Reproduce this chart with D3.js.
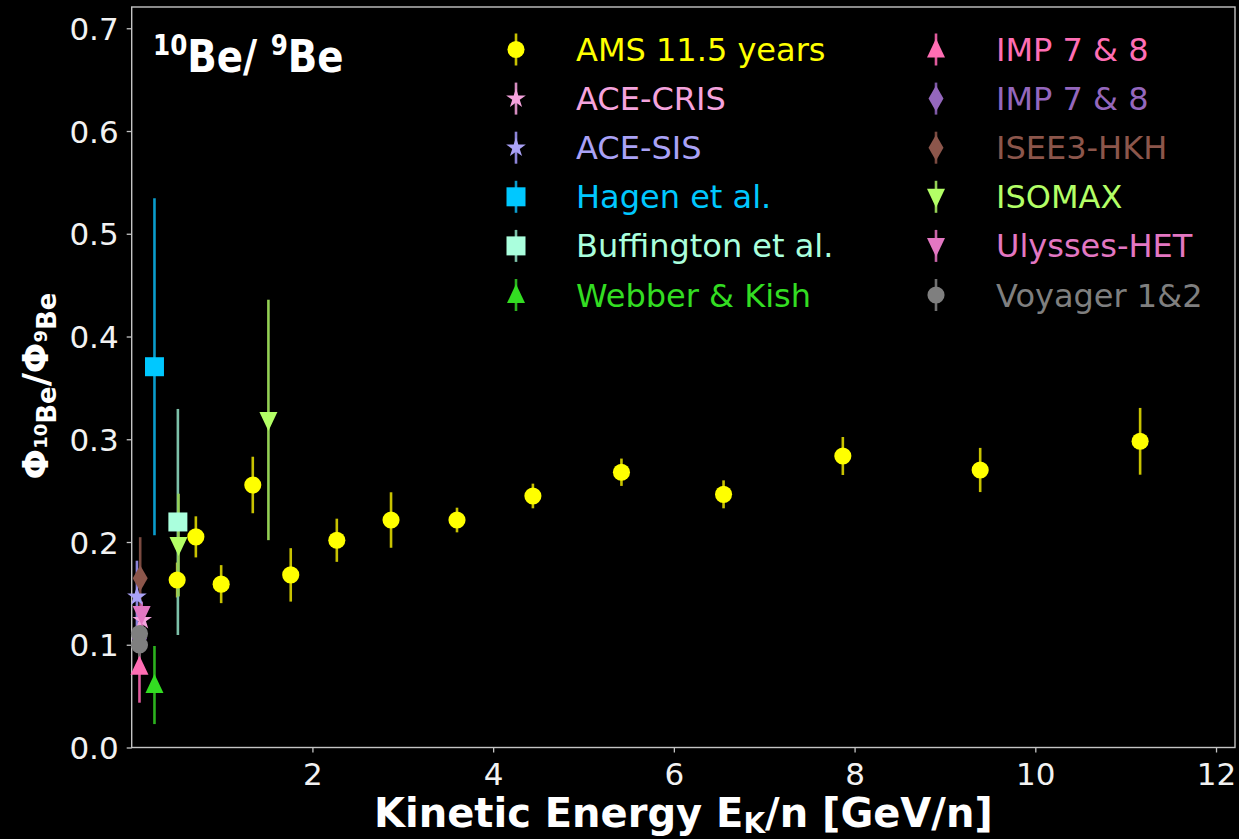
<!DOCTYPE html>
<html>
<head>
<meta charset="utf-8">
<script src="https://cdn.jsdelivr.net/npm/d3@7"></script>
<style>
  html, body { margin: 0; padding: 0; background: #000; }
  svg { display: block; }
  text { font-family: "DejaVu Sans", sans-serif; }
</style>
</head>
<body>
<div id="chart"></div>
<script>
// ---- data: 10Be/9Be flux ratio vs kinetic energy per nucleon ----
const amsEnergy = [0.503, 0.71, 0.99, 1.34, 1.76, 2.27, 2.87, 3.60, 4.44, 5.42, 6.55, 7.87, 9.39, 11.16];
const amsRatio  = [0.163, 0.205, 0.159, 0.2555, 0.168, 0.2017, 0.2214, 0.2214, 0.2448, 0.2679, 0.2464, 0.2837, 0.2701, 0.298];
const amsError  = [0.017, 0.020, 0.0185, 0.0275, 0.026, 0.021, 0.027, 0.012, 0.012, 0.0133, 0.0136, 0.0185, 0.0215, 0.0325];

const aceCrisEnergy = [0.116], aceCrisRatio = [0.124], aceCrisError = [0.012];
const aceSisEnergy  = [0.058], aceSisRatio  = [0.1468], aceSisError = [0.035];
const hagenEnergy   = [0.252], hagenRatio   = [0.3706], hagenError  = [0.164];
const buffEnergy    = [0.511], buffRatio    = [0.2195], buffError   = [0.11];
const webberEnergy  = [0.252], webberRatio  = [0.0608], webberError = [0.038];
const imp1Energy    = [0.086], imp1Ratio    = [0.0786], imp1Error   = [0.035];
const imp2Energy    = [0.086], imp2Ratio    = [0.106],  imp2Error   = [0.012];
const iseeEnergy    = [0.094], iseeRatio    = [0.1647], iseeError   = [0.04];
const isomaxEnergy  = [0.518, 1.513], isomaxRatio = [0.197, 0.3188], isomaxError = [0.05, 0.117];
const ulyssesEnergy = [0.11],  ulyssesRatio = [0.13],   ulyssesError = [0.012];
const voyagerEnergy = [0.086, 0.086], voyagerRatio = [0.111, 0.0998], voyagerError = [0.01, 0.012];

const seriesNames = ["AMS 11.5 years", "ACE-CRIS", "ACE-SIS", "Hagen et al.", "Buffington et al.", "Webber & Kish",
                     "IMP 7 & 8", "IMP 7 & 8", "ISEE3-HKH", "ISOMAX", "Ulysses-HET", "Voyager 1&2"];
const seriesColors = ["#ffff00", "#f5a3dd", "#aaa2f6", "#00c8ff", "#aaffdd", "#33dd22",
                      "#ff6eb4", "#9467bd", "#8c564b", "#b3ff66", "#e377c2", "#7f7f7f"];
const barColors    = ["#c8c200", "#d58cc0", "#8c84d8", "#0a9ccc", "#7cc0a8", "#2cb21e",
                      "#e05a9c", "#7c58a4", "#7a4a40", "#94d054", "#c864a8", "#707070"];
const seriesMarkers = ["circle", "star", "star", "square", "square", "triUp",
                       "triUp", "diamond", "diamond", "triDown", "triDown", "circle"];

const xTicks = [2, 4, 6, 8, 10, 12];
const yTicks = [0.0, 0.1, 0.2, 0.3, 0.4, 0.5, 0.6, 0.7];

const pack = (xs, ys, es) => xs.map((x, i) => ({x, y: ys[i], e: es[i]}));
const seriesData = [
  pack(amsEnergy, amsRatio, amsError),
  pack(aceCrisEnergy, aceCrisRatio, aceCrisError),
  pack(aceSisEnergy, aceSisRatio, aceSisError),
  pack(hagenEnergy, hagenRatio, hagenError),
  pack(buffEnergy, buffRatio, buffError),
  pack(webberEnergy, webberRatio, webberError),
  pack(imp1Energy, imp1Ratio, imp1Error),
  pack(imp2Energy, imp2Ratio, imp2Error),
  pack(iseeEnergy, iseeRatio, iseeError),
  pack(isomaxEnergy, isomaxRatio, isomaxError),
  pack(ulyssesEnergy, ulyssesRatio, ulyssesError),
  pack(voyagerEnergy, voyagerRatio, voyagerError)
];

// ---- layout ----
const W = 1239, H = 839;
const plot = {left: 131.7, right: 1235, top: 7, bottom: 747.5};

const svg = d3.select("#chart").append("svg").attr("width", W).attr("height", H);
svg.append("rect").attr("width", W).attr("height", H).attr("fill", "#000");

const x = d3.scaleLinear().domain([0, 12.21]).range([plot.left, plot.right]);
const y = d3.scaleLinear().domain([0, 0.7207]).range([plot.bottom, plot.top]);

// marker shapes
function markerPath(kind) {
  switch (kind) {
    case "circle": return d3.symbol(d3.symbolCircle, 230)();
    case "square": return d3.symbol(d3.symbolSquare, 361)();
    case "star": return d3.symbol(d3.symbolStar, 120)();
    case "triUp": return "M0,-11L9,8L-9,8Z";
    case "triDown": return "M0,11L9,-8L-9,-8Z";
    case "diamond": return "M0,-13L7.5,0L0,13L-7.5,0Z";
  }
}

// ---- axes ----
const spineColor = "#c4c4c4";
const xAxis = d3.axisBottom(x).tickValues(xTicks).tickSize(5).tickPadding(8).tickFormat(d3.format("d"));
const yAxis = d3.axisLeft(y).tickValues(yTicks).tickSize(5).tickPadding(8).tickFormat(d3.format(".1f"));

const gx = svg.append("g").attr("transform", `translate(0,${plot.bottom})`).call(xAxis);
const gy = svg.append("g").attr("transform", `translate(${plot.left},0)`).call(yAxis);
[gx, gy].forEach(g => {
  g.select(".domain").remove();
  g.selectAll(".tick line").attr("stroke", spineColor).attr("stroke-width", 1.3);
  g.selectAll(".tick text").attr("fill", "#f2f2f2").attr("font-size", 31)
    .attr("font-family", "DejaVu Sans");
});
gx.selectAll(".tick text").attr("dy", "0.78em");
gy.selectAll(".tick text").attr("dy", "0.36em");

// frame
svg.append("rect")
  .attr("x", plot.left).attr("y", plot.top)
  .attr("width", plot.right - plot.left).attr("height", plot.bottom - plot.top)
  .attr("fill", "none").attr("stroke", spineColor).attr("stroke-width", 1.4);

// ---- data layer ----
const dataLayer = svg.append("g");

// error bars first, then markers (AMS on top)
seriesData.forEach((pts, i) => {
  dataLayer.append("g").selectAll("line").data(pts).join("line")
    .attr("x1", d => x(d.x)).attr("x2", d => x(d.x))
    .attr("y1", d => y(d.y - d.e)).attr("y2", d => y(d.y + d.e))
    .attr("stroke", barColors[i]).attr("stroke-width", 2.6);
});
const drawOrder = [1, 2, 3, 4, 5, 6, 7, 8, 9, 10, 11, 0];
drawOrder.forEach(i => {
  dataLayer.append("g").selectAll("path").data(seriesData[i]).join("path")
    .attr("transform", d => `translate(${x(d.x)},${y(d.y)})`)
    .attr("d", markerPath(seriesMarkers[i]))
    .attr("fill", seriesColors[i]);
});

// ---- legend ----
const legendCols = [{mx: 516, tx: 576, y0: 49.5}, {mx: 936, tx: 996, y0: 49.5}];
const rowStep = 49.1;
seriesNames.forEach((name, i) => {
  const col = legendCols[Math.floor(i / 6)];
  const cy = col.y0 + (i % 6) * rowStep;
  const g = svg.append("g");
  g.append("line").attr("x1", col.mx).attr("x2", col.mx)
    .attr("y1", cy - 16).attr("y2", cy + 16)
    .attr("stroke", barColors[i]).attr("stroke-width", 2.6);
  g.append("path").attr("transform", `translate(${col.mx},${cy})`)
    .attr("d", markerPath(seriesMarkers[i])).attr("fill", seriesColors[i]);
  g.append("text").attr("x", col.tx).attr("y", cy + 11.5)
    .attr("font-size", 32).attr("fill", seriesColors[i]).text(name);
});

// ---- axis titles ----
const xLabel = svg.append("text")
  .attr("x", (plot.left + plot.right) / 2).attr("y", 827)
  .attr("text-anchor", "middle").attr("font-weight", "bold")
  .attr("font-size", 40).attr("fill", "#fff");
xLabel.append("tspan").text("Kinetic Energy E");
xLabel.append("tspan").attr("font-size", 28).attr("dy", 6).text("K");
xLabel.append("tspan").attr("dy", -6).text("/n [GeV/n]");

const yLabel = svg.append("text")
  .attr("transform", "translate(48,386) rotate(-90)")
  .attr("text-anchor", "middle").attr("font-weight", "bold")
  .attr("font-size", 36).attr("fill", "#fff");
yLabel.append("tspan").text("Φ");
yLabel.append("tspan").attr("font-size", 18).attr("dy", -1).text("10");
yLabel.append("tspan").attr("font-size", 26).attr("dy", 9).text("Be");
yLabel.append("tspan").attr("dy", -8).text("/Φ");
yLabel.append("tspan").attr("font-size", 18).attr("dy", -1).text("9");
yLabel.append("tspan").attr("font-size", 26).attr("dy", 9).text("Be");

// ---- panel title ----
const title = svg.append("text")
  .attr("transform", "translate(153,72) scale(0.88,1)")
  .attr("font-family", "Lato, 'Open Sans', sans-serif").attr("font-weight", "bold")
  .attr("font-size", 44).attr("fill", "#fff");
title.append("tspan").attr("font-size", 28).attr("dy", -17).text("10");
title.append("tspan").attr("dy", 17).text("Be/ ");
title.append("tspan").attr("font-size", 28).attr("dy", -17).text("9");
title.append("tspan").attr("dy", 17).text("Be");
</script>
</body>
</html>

═══

- [Exercise description] Track down every line of the material containing the string "chart", and copy it.

- [The reply]
Reproduce this chart with D3.js.
<div id="chart"></div>
const svg = d3.select("#chart").append("svg").attr("width", W).attr("height", H);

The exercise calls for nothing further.